Pubblichiamo la prefazione al nuovo volume di Stefania Felasca e Luca Geronico, «Le chiavi della pace. Il viaggio di Francesco nella terra di Abramo» (In dialogo, 160 pagine, 15 euro).
Non è la prima volta che mi è richiesta una riflessione sul viaggio apostolico del Santo Padre in Iraq (5-8 marzo 2021).

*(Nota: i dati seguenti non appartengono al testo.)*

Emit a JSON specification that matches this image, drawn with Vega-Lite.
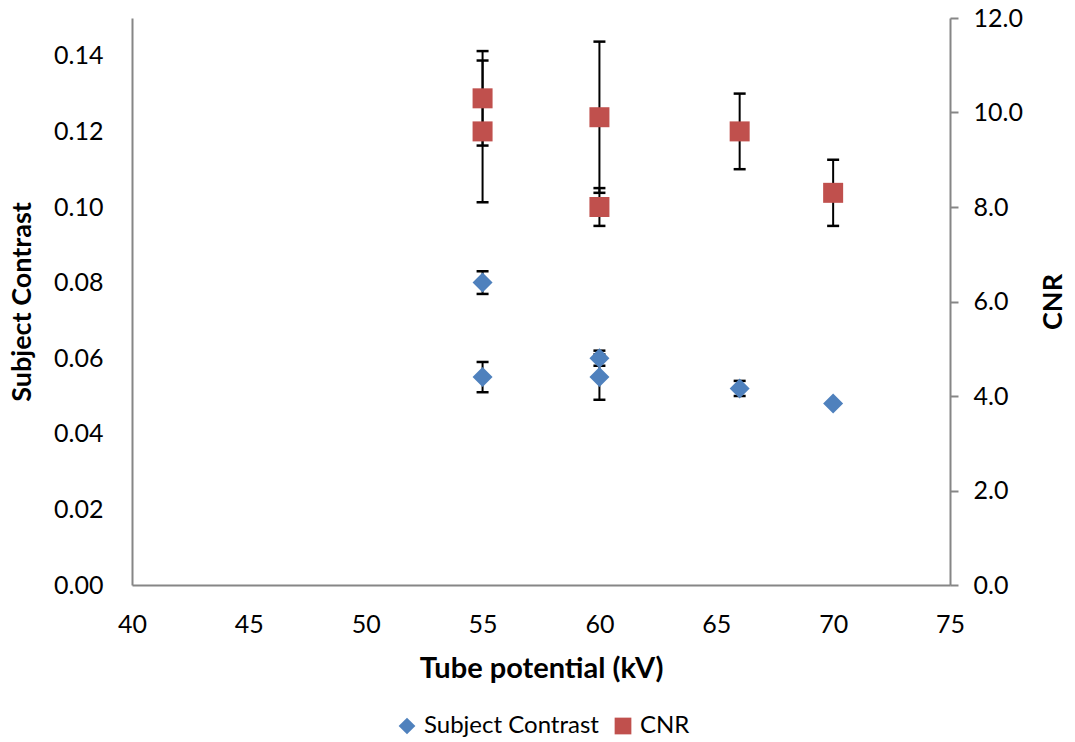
{
  "$schema": "https://vega.github.io/schema/vega-lite/v6.json",
  "width": 818,
  "height": 567,
  "autosize": {"type": "none"},
  "padding": {"left": 132, "top": 18, "right": 125, "bottom": 157},
  "background": "white",
  "config": {
    "view": {"stroke": null},
    "font": "Lato",
    "axis": {
      "grid": false,
      "domainColor": "#868686",
      "domainWidth": 2,
      "tickColor": "#868686",
      "tickWidth": 2,
      "labelFont": "Lato",
      "labelFontSize": 25,
      "labelColor": "#000000",
      "labelFlush": false,
      "titleFont": "Lato",
      "titleFontSize": 27,
      "titleFontWeight": "bold",
      "titleColor": "#000000"
    },
    "legend": {
      "labelFont": "Lato",
      "labelFontSize": 24,
      "labelColor": "#000000",
      "labelLimit": 0
    }
  },
  "data": {
    "values": [
      {"kv": 55, "sc": 0.080, "sc_lo": 0.077, "sc_hi": 0.083, "cnr": 10.3, "cnr_lo": 9.3, "cnr_hi": 11.3},
      {"kv": 55, "sc": 0.055, "sc_lo": 0.051, "sc_hi": 0.059, "cnr": 9.6, "cnr_lo": 8.1, "cnr_hi": 11.1},
      {"kv": 60, "sc": 0.060, "sc_lo": 0.058, "sc_hi": 0.062, "cnr": 9.9, "cnr_lo": 8.3, "cnr_hi": 11.5},
      {"kv": 60, "sc": 0.055, "sc_lo": 0.049, "sc_hi": 0.061, "cnr": 8.0, "cnr_lo": 7.6, "cnr_hi": 8.4},
      {"kv": 66, "sc": 0.052, "sc_lo": 0.050, "sc_hi": 0.054, "cnr": 9.6, "cnr_lo": 8.8, "cnr_hi": 10.4},
      {"kv": 70, "sc": 0.048, "sc_lo": null, "sc_hi": null, "cnr": 8.3, "cnr_lo": 7.6, "cnr_hi": 9.0}
    ]
  },
  "encoding": {
    "x": {
      "field": "kv", "type": "quantitative",
      "scale": {"domain": [40, 75], "nice": false, "zero": false},
      "axis": {
        "title": "Tube potential (kV)",
        "titleFontSize": 29,
        "values": [40, 45, 50, 55, 60, 65, 70, 75],
        "ticks": false,
        "labelPadding": 27,
        "titlePadding": 17
      }
    }
  },
  "layer": [
    {
      "layer": [
        {
          "transform": [{"filter": "isValid(datum.sc_lo)"}],
          "mark": {"type": "rule", "color": "#000000", "strokeWidth": 2},
          "encoding": {
            "y": {"field": "sc_lo", "type": "quantitative", "scale": {"domain": [0, 0.15], "nice": false},
              "axis": {"title": "Subject Contrast", "orient": "left", "values": [0, 0.02, 0.04, 0.06, 0.08, 0.10, 0.12, 0.14], "format": ".2f", "ticks": false, "labelPadding": 29, "titlePadding": 17}},
            "y2": {"field": "sc_hi"}
          }
        },
        {
          "transform": [{"filter": "isValid(datum.sc_lo)"}],
          "mark": {"type": "tick", "orient": "horizontal", "color": "#000000", "size": 12, "thickness": 2.5, "opacity": 1},
          "encoding": {
            "y": {"field": "sc_lo", "type": "quantitative",
              "axis": {"title": "Subject Contrast", "orient": "left", "values": [0, 0.02, 0.04, 0.06, 0.08, 0.10, 0.12, 0.14], "format": ".2f", "ticks": false, "labelPadding": 29, "titlePadding": 17}}
          }
        },
        {
          "transform": [{"filter": "isValid(datum.sc_hi)"}],
          "mark": {"type": "tick", "orient": "horizontal", "color": "#000000", "size": 12, "thickness": 2.5, "opacity": 1},
          "encoding": {
            "y": {"field": "sc_hi", "type": "quantitative",
              "axis": {"title": "Subject Contrast", "orient": "left", "values": [0, 0.02, 0.04, 0.06, 0.08, 0.10, 0.12, 0.14], "format": ".2f", "ticks": false, "labelPadding": 29, "titlePadding": 17}}
          }
        },
        {
          "mark": {"type": "point", "filled": true, "opacity": 1, "size": 400, "strokeWidth": 0},
          "encoding": {
            "y": {"field": "sc", "type": "quantitative",
              "axis": {"title": "Subject Contrast", "orient": "left", "values": [0, 0.02, 0.04, 0.06, 0.08, 0.10, 0.12, 0.14], "format": ".2f", "ticks": false, "labelPadding": 29, "titlePadding": 17}},
            "color": {
              "datum": "Subject Contrast",
              "type": "nominal",
              "scale": {"domain": ["Subject Contrast", "CNR"], "range": ["#4F81BD", "#C0504D"]},
              "legend": {
                "title": null,
                "orient": "none",
                "direction": "horizontal",
                "legendX": 263,
                "legendY": 696,
                "symbolSize": 280,
                "symbolStrokeWidth": 0,
                "labelOffset": 5,
                "columnPadding": 12
              }
            },
            "shape": {
              "datum": "Subject Contrast",
              "type": "nominal",
              "scale": {"domain": ["Subject Contrast", "CNR"], "range": ["diamond", "square"]}
            }
          }
        }
      ]
    },
    {
      "layer": [
        {
          "mark": {"type": "rule", "color": "#000000", "strokeWidth": 2},
          "encoding": {
            "y": {"field": "cnr_lo", "type": "quantitative", "scale": {"domain": [0, 12], "nice": false},
              "axis": {"title": "CNR", "orient": "right", "values": [0, 2, 4, 6, 8, 10, 12], "format": ".1f", "tickSize": 8, "labelPadding": 15, "titlePadding": 45, "titleAngle": 270}},
            "y2": {"field": "cnr_hi"}
          }
        },
        {
          "mark": {"type": "tick", "orient": "horizontal", "color": "#000000", "size": 12, "thickness": 2.5, "opacity": 1},
          "encoding": {
            "y": {"field": "cnr_lo", "type": "quantitative",
              "axis": {"title": "CNR", "orient": "right", "values": [0, 2, 4, 6, 8, 10, 12], "format": ".1f", "tickSize": 8, "labelPadding": 15, "titlePadding": 45, "titleAngle": 270}}
          }
        },
        {
          "mark": {"type": "tick", "orient": "horizontal", "color": "#000000", "size": 12, "thickness": 2.5, "opacity": 1},
          "encoding": {
            "y": {"field": "cnr_hi", "type": "quantitative",
              "axis": {"title": "CNR", "orient": "right", "values": [0, 2, 4, 6, 8, 10, 12], "format": ".1f", "tickSize": 8, "labelPadding": 15, "titlePadding": 45, "titleAngle": 270}}
          }
        },
        {
          "mark": {"type": "point", "filled": true, "opacity": 1, "size": 400, "strokeWidth": 0},
          "encoding": {
            "y": {"field": "cnr", "type": "quantitative",
              "axis": {"title": "CNR", "orient": "right", "values": [0, 2, 4, 6, 8, 10, 12], "format": ".1f", "tickSize": 8, "labelPadding": 15, "titlePadding": 45, "titleAngle": 270}},
            "color": {"datum": "CNR", "type": "nominal"},
            "shape": {"datum": "CNR", "type": "nominal"}
          }
        }
      ]
    }
  ],
  "resolve": {"scale": {"y": "independent"}}
}
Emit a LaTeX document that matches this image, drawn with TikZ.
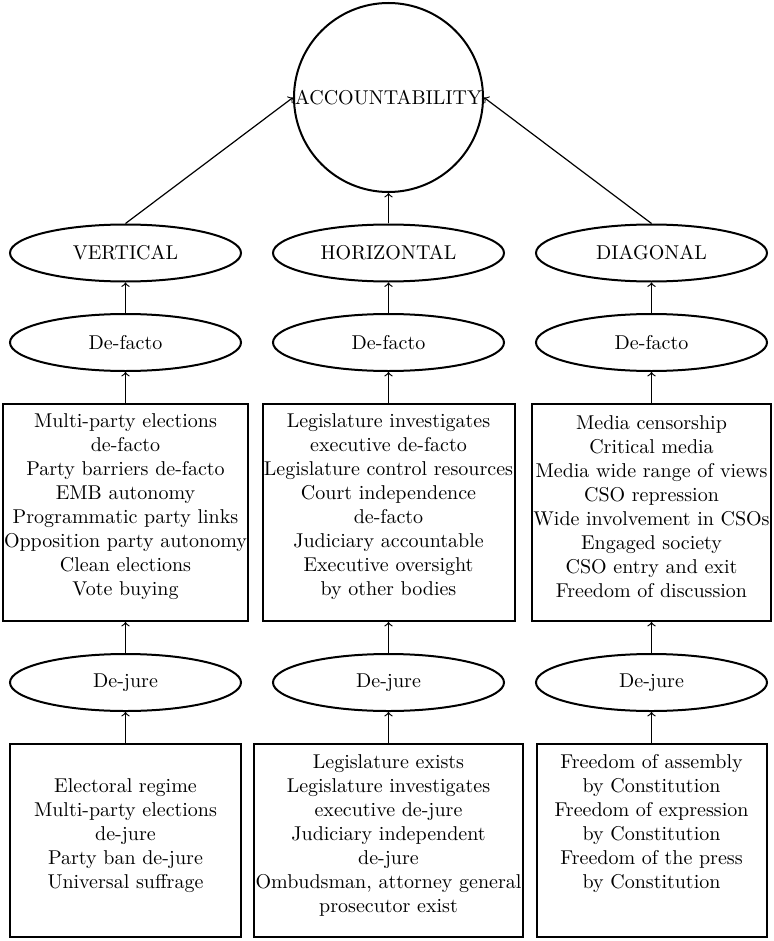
\documentclass[tikz,border=0pt]{standalone}
\usetikzlibrary{shapes.geometric}
\begin{document}
\begin{tikzpicture}[x=0.5pt,y=-0.5pt,
  oval/.style={ellipse,draw,line width=1pt,minimum width=115.5pt,minimum height=28.5pt,inner sep=0pt},
  boxnode/.style={rectangle,draw,line width=1pt,inner sep=0pt},
  txt/.style={align=center,inner sep=0pt},
  conn/.style={->,line width=0.6pt}]
\useasboundingbox (0,0) rectangle (774,941);
\node[circle,draw,line width=1pt,minimum size=94.5pt,inner sep=0pt] (acc) at (388.5,97.5) {\makebox[0pt]{ACCOUNTABILITY}};

\node[oval] (vert) at (125.5,253) {VERTICAL};
\node[oval] (hori) at (388.5,253) {HORIZONTAL};
\node[oval] (diag) at (651.5,253) {DIAGONAL};

\node[oval] (vf) at (125.5,342.5) {De-facto};
\node[oval] (hf) at (388.5,342.5) {De-facto};
\node[oval] (df) at (651.5,342.5) {De-facto};

\node[boxnode,minimum width=122.5pt,minimum height=108.5pt] (vfb) at (125.5,512.5) {};
\node[boxnode,minimum width=126pt,minimum height=108.5pt] (hfb) at (388.5,512.5) {};
\node[boxnode,minimum width=119.5pt,minimum height=108.5pt] (dfb) at (651.5,512.5) {};

\node[txt] (vft) at (125.5,507) {Multi-party elections\\de-facto\\Party barriers de-facto\\EMB autonomy\\Programmatic party links\\Opposition party autonomy\\Clean elections\\Vote buying};
\node[txt] (hft) at (388.5,507) {Legislature investigates\\executive de-facto\\Legislature control resources\\Court independence\\de-facto\\Judiciary accountable\\Executive oversight\\by other bodies};
\node[txt] (dft) at (651.5,507) {Media censorship\\Critical media\\Media wide range of views\\CSO repression\\Wide involvement in CSOs\\Engaged society\\CSO entry and exit\\Freedom of discussion};

\node[oval] (vj) at (125.5,682.5) {De-jure};
\node[oval] (hj) at (388.5,682.5) {De-jure};
\node[oval] (dj) at (651.5,682.5) {De-jure};

\node[boxnode,minimum width=115.5pt,minimum height=96.5pt] (vjb) at (125.5,840.5) {};
\node[boxnode,minimum width=134.5pt,minimum height=96.5pt] (hjb) at (388.5,840.5) {};
\node[boxnode,minimum width=115pt,minimum height=96.5pt] (djb) at (651.5,840.5) {};

\node[txt] (vjt) at (125.5,836) {Electoral regime\\Multi-party elections\\de-jure\\Party ban de-jure\\Universal suffrage};
\node[txt] (hjt) at (388.5,835.5) {Legislature exists\\Legislature investigates\\executive de-jure\\Judiciary independent\\de-jure\\Ombudsman, attorney general\\prosecutor exist};
\node[txt] (djt) at (651.5,823.5) {Freedom of assembly\\by Constitution\\Freedom of expression\\by Constitution\\Freedom of the press\\by Constitution};

\draw[conn] (vert.north) -- (acc.west);
\draw[conn] (hori.north) -- (acc.south);
\draw[conn] (diag.north) -- (acc.east);

\draw[conn] (vf.north) -- (vert.south);
\draw[conn] (hf.north) -- (hori.south);
\draw[conn] (df.north) -- (diag.south);

\draw[conn] (vfb.north) -- (vf.south);
\draw[conn] (hfb.north) -- (hf.south);
\draw[conn] (dfb.north) -- (df.south);

\draw[conn] (vj.north) -- (vfb.south);
\draw[conn] (hj.north) -- (hfb.south);
\draw[conn] (dj.north) -- (dfb.south);

\draw[conn] (vjb.north) -- (vj.south);
\draw[conn] (hjb.north) -- (hj.south);
\draw[conn] (djb.north) -- (dj.south);
\end{tikzpicture}
\end{document}
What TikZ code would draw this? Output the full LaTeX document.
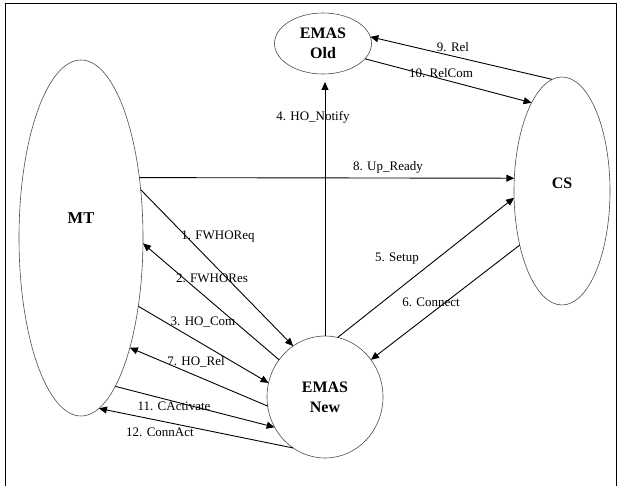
\documentclass[tikz,border=0pt]{standalone}
\usepackage{fontspec}
\setmainfont{Liberation Serif}
\usetikzlibrary{arrows.meta,shapes.geometric}
\tikzset{
  ent/.style={ellipse,draw=black!70,line width=0.6pt,inner sep=0pt,outer sep=0pt,
    font=\fontsize{16}{20}\selectfont\bfseries,align=center},
  msg/.style={line width=0.9pt,-{Triangle[length=8pt,width=7pt]}},
  lbl/.style={font=\fontsize{13}{15}\selectfont,inner sep=0pt}
}
\begin{document}
\begin{tikzpicture}[x=1pt,y=-1pt]
  \useasboundingbox (0,0) rectangle (621,486);
  \draw[line width=0.8pt] (5.5,490) -- (5.5,3.5) -- (616,3.5) -- (616,490);
  % entities
  \node[ent,minimum width=124pt,minimum height=356pt,
    label={[name=mttxt,yshift=20pt,font=\fontsize{16.5}{20}\selectfont\bfseries]center:MT}] (mt) at (81,238) {};
  \node[ent,minimum width=96pt,minimum height=228pt,
    label={[name=cstxt,yshift=8pt,font=\fontsize{16}{20}\selectfont\bfseries]center:CS}] (cs) at (562,191) {};
  \node[ent,minimum width=97pt,minimum height=61pt] (emasold) at (323,43.5) {EMAS\\Old};
  \node[ent,minimum width=116pt,minimum height=122pt] (emasnew) at (325,397) {EMAS\\New};
  % messages
  \foreach \from/\to in {mt.39/emasnew.122, emasnew.141/mt.-5, mt.-50/emasnew.166,
      emasnew.-171/mt.-66, mt.-77/emasnew.-149, emasnew.-122/mt.-84,
      mt.46/cs.165, emasnew.78/cs.-172, cs.-128/emasnew.39,
      cs.95/emasold.8, emasold.-20/cs.109}{
    \draw[msg] (\from) -- (\to);
  }
  \draw[msg,shorten >=8pt] (emasnew.90) -- (emasnew.90 |- emasold.south);
  % labels
  \foreach \nm/\x/\y/\txt in {l1/218/237/1. FWHOReq, l2/212/278/2. FWHORes,
      l3/203/322/3. HO\_Com, l4/313/117/4. HO\_Notify, l5/397/259/5. Setup,
      l6/431/302/6. Connect, l7/196/362/7. HO\_Rel, l8/388/167/8. Up\_Ready,
      l9/453/47/9. Rel, l10/441/73/10. RelCom, l11/174/406/11. CActivate,
      l12/160/432/12. ConnAct}{
    \node[lbl] (\nm) at (\x,\y) {\txt};
  }
\end{tikzpicture}
\end{document}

Eppure, credetemi, sono sempre contento di portare il mio contributo perché davvero questa visita è stata un momento altamente significativo nel cammino del dialogo interreligioso.
Sono pertanto grato di questa iniziativa che raccoglie in un volume una miscellanea degli articoli e degli editoriali pubblicati a firma di Stefania Falasca e Luca Geronico entrambi inviati del quotidiano Avvenire.
Permettetemi di complimentarmi con i due autori perché hanno seguito passo passo lo svolgersi del viaggio apostolico, offrendo ai lettori la possibilità di conoscere l’Iraq e la sua gente, senza perdere di vista il messaggio che ha voluto portare il Santo Padre: «Siete tutti fratelli». Hanno così vissuto quanto scritto da papa Francesco: «Tutti siamo chiamati a essere testimoni della verità: ad andare, vedere e condividere».
Infine mi piace l’idea che questa pubblicazione sia distribuita principalmente nelle parrocchie, così da assicurarne un’ampia diffusione che favorisca la riflessione della comunità cristiana sia sul messaggio di fraternità proposto da papa Francesco che sul dialogo interreligioso.
Tutto il viaggio in Iraq è stato significativo. Ogni momento è stato segnato da gesti e parole che lasciano il segno. La situazione difficile in cui versa quel Paese ha reso particolare l’iniziativa del Pontefice. Sappiamo tutti che è un Paese a tutt’oggi non pacificato e che deve ancora riprendersi da decenni segnati da guerre, violenze e distruzioni.
Non c’è alcun dubbio che io sia stato un privilegiato per avere partecipato di persona al viaggio apostolico in Iraq, un evento che in tanti hanno definito “storico”.
Da cristiano ho sofferto nel vedere con i miei occhi la devastazione di quel Paese. Tutto parla ancora della guerra e delle tante violenze subite non solo dai cristiani.
Senza retorica alcuna, si può affermare che la visita di Francesco in Iraq, assieme al Documento sulla fratellanza umana per la pace mondiale e la convivenza comune, siglato il 4 febbraio 2019 ad Abu Dhabi dal Papa e dall’imam al-Tayyeb, siano delle pietre miliari nel cammino del dialogo interreligioso e della fraternità umana.
La visita di cortesia al grande ayatollah Sayyid Ali Al-Husayni al-Sistani, una delle personalità più simboliche e significative del mondo sciita, è stata davvero importante ed è andata nella direzione proprio della costruzione di questa fraternità fra cristiani e musulmani.
L’appuntamento di Ur, nella città da cui partì il patriarca Abramo, è stata un’occasione per pregare insieme ai credenti di altre tradizioni religiose, in particolare musulmani, per ritrovare le ragioni di una convivenza tra fratelli, così da ricostruire un tessuto sociale oltre le fazioni e le etnie, e per lanciare un messaggio al Medio Oriente e al mondo intero. Papa Francesco non ha parlato di una fratellanza teorica ma ha chiesto a tutti di impegnarsi «perché si realizzi il sogno di Dio: che la famiglia umana diventi ospitale e accogliente verso tutti i suoi figli; che, guardando il medesimo cielo, cammini in pace sulla stessa terra».
La presenza del Santo Padre in terra irachena ha non solo incoraggiato la comunità cattolica ma anche mostrato la presenza reale dei cristiani e la possibilità di vivere fianco a fianco con credenti di altre religioni.
Mi auguro che tutti gli iracheni che si sono riuniti insieme, attorno a papa Francesco, testimonieranno la fraternità umana e l’importanza del dialogo interreligioso.